50.  The Court notes that the applicant did not submit any prima facia evidence that her fainting was caused by her interaction with the police. She also did not provide a sufficiently detailed account of events on 12 May 2010. The Court thus considers that this part of the application is manifestly ill-founded and must be rejected in accordance with Article 35 §§ 3 (a) and 4 of the Convention.

APPLICATION OF ARTICLE 41 OF THE CONVENTION


51.  The applicant claimed 16,500 euros (EUR) in respect of non-pecuniary damage and 2,149.36 EUR in respect of legal aid before the Court.


52.  The Government contested these claims.


53.    Ruling on an equitable basis, as required by Article 41 of the Convention, the Court decides it decides to award the applicant EUR 9,750 in respect of non-pecuniary damage.

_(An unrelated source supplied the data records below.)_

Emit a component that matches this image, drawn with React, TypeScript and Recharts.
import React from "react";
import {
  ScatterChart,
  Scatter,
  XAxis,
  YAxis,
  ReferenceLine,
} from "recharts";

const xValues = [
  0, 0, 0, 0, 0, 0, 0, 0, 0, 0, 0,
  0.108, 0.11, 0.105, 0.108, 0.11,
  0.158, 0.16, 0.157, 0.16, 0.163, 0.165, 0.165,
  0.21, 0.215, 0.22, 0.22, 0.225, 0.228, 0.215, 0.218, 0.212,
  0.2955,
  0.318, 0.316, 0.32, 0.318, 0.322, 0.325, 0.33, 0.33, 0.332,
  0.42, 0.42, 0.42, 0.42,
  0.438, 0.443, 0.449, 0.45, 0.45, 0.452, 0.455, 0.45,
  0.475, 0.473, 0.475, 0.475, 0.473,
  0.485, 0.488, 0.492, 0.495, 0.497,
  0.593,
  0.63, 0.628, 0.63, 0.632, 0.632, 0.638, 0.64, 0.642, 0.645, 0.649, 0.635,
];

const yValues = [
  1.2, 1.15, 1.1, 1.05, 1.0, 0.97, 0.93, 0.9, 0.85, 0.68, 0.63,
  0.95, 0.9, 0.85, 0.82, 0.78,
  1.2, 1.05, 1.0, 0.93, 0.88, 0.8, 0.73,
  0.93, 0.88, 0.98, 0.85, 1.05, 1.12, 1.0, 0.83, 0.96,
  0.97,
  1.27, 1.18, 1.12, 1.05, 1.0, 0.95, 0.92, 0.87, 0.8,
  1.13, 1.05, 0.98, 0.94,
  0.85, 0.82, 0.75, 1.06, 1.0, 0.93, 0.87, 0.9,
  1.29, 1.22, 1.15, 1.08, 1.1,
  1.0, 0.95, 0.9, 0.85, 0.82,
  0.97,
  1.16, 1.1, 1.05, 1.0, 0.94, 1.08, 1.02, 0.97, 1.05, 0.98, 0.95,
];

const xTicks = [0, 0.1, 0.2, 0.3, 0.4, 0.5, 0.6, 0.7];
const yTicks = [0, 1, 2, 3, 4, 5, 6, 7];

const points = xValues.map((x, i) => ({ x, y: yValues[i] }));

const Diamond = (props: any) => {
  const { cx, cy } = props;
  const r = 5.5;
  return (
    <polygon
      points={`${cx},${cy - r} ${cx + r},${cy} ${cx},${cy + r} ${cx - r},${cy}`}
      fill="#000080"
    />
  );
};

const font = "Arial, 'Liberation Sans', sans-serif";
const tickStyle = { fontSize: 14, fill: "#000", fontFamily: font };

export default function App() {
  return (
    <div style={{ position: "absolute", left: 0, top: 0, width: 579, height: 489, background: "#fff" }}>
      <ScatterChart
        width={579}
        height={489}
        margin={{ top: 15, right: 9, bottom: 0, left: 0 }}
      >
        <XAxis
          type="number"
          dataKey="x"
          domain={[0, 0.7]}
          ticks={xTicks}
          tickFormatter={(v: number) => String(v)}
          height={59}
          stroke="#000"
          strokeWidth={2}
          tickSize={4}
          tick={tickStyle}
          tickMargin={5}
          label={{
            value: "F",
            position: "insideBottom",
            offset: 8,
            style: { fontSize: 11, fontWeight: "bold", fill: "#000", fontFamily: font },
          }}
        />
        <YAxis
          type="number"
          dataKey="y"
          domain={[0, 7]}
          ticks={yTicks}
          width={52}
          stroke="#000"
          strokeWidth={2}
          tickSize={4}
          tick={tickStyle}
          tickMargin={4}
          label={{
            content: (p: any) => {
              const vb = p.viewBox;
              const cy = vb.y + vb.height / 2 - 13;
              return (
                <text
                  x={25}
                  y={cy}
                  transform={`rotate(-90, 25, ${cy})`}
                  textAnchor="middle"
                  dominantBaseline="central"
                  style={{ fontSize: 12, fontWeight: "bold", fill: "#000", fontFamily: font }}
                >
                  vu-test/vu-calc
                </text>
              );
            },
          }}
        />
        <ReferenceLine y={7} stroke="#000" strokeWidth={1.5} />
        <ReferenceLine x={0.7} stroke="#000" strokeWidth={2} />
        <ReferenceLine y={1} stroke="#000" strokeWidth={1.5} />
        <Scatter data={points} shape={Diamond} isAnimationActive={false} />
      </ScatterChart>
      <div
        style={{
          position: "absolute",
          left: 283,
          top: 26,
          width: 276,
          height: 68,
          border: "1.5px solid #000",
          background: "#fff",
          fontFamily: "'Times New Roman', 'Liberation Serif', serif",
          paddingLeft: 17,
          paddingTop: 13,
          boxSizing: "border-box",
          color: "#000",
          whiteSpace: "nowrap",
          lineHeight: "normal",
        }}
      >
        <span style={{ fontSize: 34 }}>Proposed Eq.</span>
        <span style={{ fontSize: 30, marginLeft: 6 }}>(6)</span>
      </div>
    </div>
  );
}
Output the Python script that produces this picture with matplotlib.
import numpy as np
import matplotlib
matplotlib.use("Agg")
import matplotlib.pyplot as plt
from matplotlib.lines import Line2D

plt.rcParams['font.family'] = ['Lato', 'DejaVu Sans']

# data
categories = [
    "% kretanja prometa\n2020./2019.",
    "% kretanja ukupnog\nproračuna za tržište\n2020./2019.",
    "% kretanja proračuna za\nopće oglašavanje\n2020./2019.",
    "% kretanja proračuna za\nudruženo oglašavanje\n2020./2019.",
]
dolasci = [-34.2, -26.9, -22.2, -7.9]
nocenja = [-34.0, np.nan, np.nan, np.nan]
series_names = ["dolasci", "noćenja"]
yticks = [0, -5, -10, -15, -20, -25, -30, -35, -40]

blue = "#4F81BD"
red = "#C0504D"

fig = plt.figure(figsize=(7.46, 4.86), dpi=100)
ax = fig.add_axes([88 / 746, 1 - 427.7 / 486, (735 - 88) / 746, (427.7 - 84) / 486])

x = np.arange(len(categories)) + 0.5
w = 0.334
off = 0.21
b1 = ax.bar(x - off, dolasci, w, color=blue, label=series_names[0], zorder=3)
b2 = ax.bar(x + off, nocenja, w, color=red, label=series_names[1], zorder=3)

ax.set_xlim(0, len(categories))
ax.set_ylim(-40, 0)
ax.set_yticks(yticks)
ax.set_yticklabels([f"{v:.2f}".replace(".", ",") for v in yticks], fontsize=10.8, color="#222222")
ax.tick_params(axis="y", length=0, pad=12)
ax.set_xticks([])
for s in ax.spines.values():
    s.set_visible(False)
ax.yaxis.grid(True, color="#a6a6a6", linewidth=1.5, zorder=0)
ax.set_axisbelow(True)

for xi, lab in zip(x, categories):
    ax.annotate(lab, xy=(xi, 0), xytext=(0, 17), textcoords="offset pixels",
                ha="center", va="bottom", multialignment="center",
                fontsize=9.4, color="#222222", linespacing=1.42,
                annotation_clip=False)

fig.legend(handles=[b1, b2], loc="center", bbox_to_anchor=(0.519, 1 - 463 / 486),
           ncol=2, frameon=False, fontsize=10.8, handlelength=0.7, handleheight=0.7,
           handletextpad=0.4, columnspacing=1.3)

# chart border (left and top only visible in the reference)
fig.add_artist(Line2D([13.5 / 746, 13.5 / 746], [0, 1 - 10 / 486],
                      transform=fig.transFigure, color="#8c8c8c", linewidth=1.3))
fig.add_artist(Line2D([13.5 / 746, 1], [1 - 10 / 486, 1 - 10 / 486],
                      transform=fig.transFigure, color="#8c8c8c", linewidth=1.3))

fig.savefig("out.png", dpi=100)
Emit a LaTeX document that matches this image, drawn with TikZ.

Having regard to the documents in its possession, the Court considers it reasonable to award the applicant EUR 2,149.36 for legal representation before the Court.

FOR THESE REASONS, THE COURT, UNANIMOUSLY,

  1. Declares the complaint under Article 3 in respect of the events on 8-9  May 2010 and the complaint under Articles 5 §§ 1 and 5 of the Convention admissible and the remainder of the application inadmissible;
  2. Holds that there has been a violation of the substantive and procedural limbs of Article 3 of the Convention;
  3. Holds that there has been a violation of Articles 5 §§ 1 and 5 of the Convention;
  4. Holds

(a)  that the respondent State is to pay the applicant, within three months, the following amounts, to be converted into the currency of the respondent State, at the rate applicable at the date of settlement:

(i)  EUR 9,750 (nine thousand seven hundred and fifty euros), plus any tax that may be chargeable, in respect of non-pecuniary damage;

(ii)  EUR 2,149.36 (two thousand one hundred forty-nine euros and thirty-six eurocents), plus any tax that may be chargeable, in respect of expenses for legal aid;

(b)  that from the expiry of the above-mentioned three months until settlement simple interest shall be payable on the above amounts at a rate equal to the marginal lending rate of the European Central Bank during the default period plus three percentage points;

  1. Dismisses the remainder of the applicant's claim for just satisfaction.

Done in English, and notified in writing on 5 October 2023, pursuant to Rule 77 §§ 2 and 3 of the Rules of Court.